Gather each line in the entries that includes the string "with".
============
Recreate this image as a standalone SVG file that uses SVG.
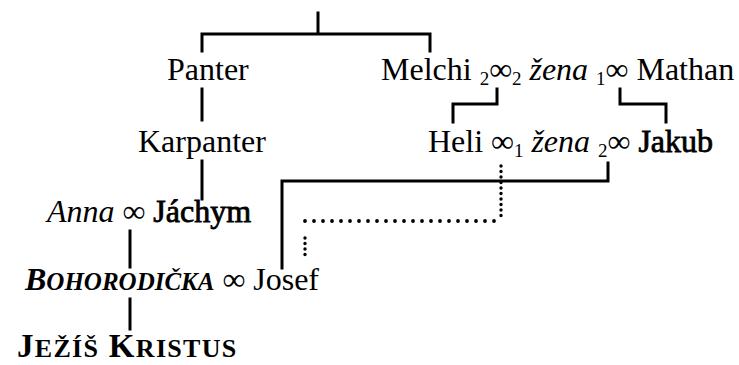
<svg xmlns="http://www.w3.org/2000/svg" width="739" height="365" viewBox="0 0 739 365">
  <style>
    text { font-family: "Liberation Serif", "Times New Roman", serif; font-size: 32px; fill: #000; }
    .it { font-style: italic; }
    .b { font-weight: bold; }
    .heavy { stroke: #000; stroke-width: 0.8; }
    .sub { font-size: 19px; }
    .line { stroke: #000; stroke-width: 3; fill: none; stroke-linecap: square; }
    .dotH { stroke: #000; stroke-width: 3.8; fill: none; stroke-linecap: round; stroke-dasharray: 0 9; }
    .dotV { stroke: #000; stroke-width: 3.4; fill: none; stroke-linecap: round; stroke-dasharray: 0 5.5; }
  </style>
  <rect width="739" height="365" fill="#fff"/>

  <!-- connectors -->
  <g id="connectors">
    <!-- common ancestor split -->
    <path class="line" d="M318 13 V34 M202 51 V34 H430 V51"/>
    <!-- Panter line -->
    <path class="line" d="M202 89 V120"/>
    <path class="line" d="M202 161 V199"/>
    <!-- Melchi's marriage to Heli -->
    <path class="line" d="M497 89 V104 H453 V122"/>
    <!-- Mathan's marriage to Jakub -->
    <path class="line" d="M620 89 V104 H666 V122"/>
    <!-- Jakub's line to Josef -->
    <path class="line" d="M608 163 V181 H282 V268"/>
    <!-- legal (dotted) line from Heli -->
    <path class="dotV" d="M501 166 V218"/>
    <path class="dotH" d="M305 221 H498"/>
    <path class="dotV" d="M305 238 V258"/>
    <!-- Anna & Jáchym to Bohorodička -->
    <path class="line" d="M130 231 V267"/>
    <!-- Bohorodička to Ježíš -->
    <path class="line" d="M130 299 V329"/>
  </g>

  <g id="panter">
    <text x="167" y="80">Panter</text>
  </g>
  <g id="melchi-mathan">
    <text x="381" y="80">Melchi <tspan class="sub" dy="5">2</tspan><tspan dy="-5">∞</tspan><tspan class="sub" dy="5">2</tspan><tspan dy="-5"> </tspan><tspan class="it">žena</tspan> <tspan class="sub" dy="5">1</tspan><tspan dy="-5">∞ Mathan</tspan></text>
  </g>
  <g id="karpanter">
    <text x="138" y="152">Karpanter</text>
  </g>
  <g id="heli-jakub">
    <text x="428" y="152">Heli ∞<tspan class="sub" dy="5">1</tspan><tspan dy="-5"> </tspan><tspan class="it">žena</tspan> <tspan class="sub" dy="5">2</tspan><tspan dy="-5">∞ </tspan><tspan class="heavy">Jakub</tspan></text>
  </g>
  <g id="anna-jachym">
    <text x="47" y="222"><tspan class="it">Anna</tspan> ∞ <tspan class="heavy">Jáchym</tspan></text>
  </g>
  <g id="bohorodicka-josef">
    <text x="25" y="290"><tspan class="b it">B<tspan style="font-size:25px">OHORODIČKA</tspan></tspan> ∞ Josef</text>
  </g>
  <g id="jezis">
    <text x="17" y="357" class="b" style="font-size:33px;letter-spacing:1.3px">J<tspan style="font-size:26px">EŽÍŠ</tspan> K<tspan style="font-size:26px">RISTUS</tspan></text>
  </g>
</svg>
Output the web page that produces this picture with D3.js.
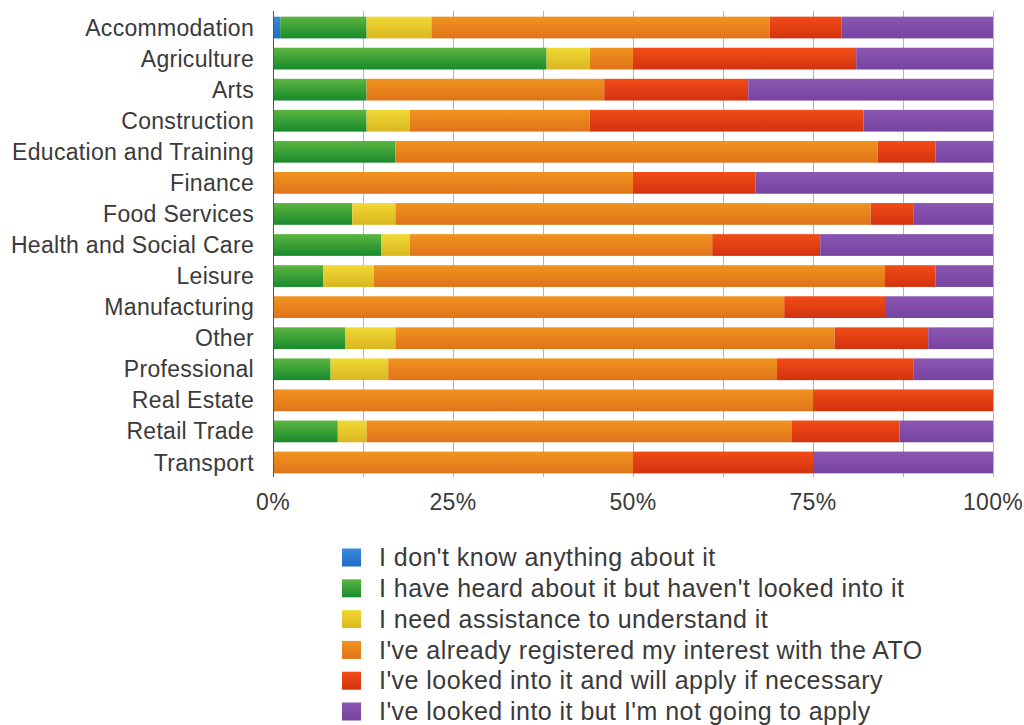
<!DOCTYPE html>
<html>
<head>
<meta charset="utf-8">
<script src="https://cdn.jsdelivr.net/npm/d3@7"></script>
<style>
  html, body { margin: 0; padding: 0; background: #fff; }
  svg { display: block; font-family: "Helvetica Neue", "Liberation Sans", Arial, sans-serif; }
</style>
</head>
<body>
<svg id="chart" width="1024" height="725"></svg>
<script>
// Industries, top to bottom
const categories = [
  "Accommodation", "Agriculture", "Arts", "Construction", "Education and Training",
  "Finance", "Food Services", "Health and Social Care", "Leisure", "Manufacturing",
  "Other", "Professional", "Real Estate", "Retail Trade", "Transport"
];

// Survey responses (percent of each industry)
const seriesNames = [
  "I don't know anything about it",
  "I have heard about it but haven't looked into it",
  "I need assistance to understand it",
  "I've already registered my interest with the ATO",
  "I've looked into it and will apply if necessary",
  "I've looked into it but I'm not going to apply"
];
const dontKnow      = [1,  0,  0,  0,  0,  0,  0,  0,  0,  0,  0,  0,  0,  0,  0];
const heardAbout    = [12, 38, 13, 13, 17, 0,  11, 15, 7,  0,  10, 8,  0,  9,  0];
const needHelp      = [9,  6,  0,  6,  0,  0,  6,  4,  7,  0,  7,  8,  0,  4,  0];
const registered    = [47, 6,  33, 25, 67, 50, 66, 42, 71, 71, 61, 54, 75, 59, 50];
const willApply     = [10, 31, 20, 38, 8,  17, 6,  15, 7,  14, 13, 19, 25, 15, 25];
const notApplying   = [21, 19, 34, 18, 8,  33, 11, 24, 8,  15, 9,  11, 0,  13, 25];

const xTicks = [0, 25, 50, 75, 100];
const gridTicks = [0, 12.5, 25, 37.5, 50, 62.5, 75, 87.5, 100];

// Fill colours: light top / dark bottom of each bar
const colorTop    = ["#3a8ce0", "#5cb540", "#f1d935", "#f0941f", "#f24c17", "#8b57b2"];
const colorBottom = ["#1f6cc4", "#188a2c", "#d9b620", "#e0731a", "#d2320f", "#7643a0"];

const seriesValues = [dontKnow, heardAbout, needHelp, registered, willApply, notApplying];
const keys = seriesNames.map((_, i) => "s" + i);
const rows = categories.map((c, r) => {
  const o = { category: c };
  keys.forEach((k, i) => { o[k] = seriesValues[i][r]; });
  return o;
});
const stacked = d3.stack().keys(keys)(rows);

const svg = d3.select("#chart");

const x = d3.scaleLinear().domain([0, 100]).range([273, 993]);
const y = d3.scaleBand().domain(categories).range([12, 478])
  .paddingInner(0.3).paddingOuter(0.15);

// Gradients
const defs = svg.append("defs");
keys.forEach((k, i) => {
  const g = defs.append("linearGradient").attr("id", "grad-" + k)
    .attr("x1", 0).attr("y1", 0).attr("x2", 0).attr("y2", 1);
  g.append("stop").attr("offset", "0%").attr("stop-color", colorTop[i]);
  g.append("stop").attr("offset", "100%").attr("stop-color", colorBottom[i]);
});

// Vertical gridlines
svg.append("g").selectAll("line").data(gridTicks).join("line")
  .attr("x1", d => x(d) + 0.5).attr("x2", d => x(d) + 0.5)
  .attr("y1", 11).attr("y2", 477)
  .attr("stroke", d => d === 0 ? "#666" : "#b4b4b4")
  .attr("stroke-width", 1);

// Stacked bars
svg.append("g").selectAll("g").data(stacked).join("g")
  .attr("fill", d => "url(#grad-" + d.key + ")")
  .selectAll("rect").data(d => d).join("rect")
  .attr("x", d => x(d[0]))
  .attr("y", d => y(d.data.category))
  .attr("width", d => Math.max(0, x(d[1]) - x(d[0])))
  .attr("height", y.bandwidth());

// Axis line over bars at 0
svg.append("line")
  .attr("x1", x(0) + 0.5).attr("x2", x(0) + 0.5)
  .attr("y1", 11).attr("y2", 477)
  .attr("stroke", "#555").attr("stroke-width", 1);

// Category labels
svg.append("g").selectAll("text").data(categories).join("text")
  .attr("x", 254)
  .attr("y", d => y(d) + y.bandwidth() / 2)
  .attr("dy", "0.35em")
  .attr("text-anchor", "end")
  .attr("font-size", 23)
  .attr("letter-spacing", 0.3)
  .attr("fill", "#3a3a3a")
  .text(d => d);

// X tick labels
svg.append("g").selectAll("text").data(xTicks).join("text")
  .attr("x", d => x(d))
  .attr("y", 510)
  .attr("text-anchor", "middle")
  .attr("font-size", 23)
  .attr("letter-spacing", 0.3)
  .attr("fill", "#3a3a3a")
  .text(d => d + "%");

// Legend
const legend = svg.append("g").selectAll("g").data(seriesNames).join("g")
  .attr("transform", (d, i) => `translate(342, ${557.5 + i * 30.8})`);
legend.append("rect")
  .attr("x", 0).attr("y", -9).attr("width", 19).attr("height", 18)
  .attr("fill", (d, i) => "url(#grad-" + keys[i] + ")");
legend.append("text")
  .attr("x", 37).attr("y", 0).attr("dy", "0.35em")
  .attr("font-size", 25)
  .attr("letter-spacing", 0.45)
  .attr("fill", "#3a3a3a")
  .text(d => d);
</script>
</body>
</html>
============
(Output):
Output the web page that produces this picture with D3.js.
  "I've already registered my interest with the ATO",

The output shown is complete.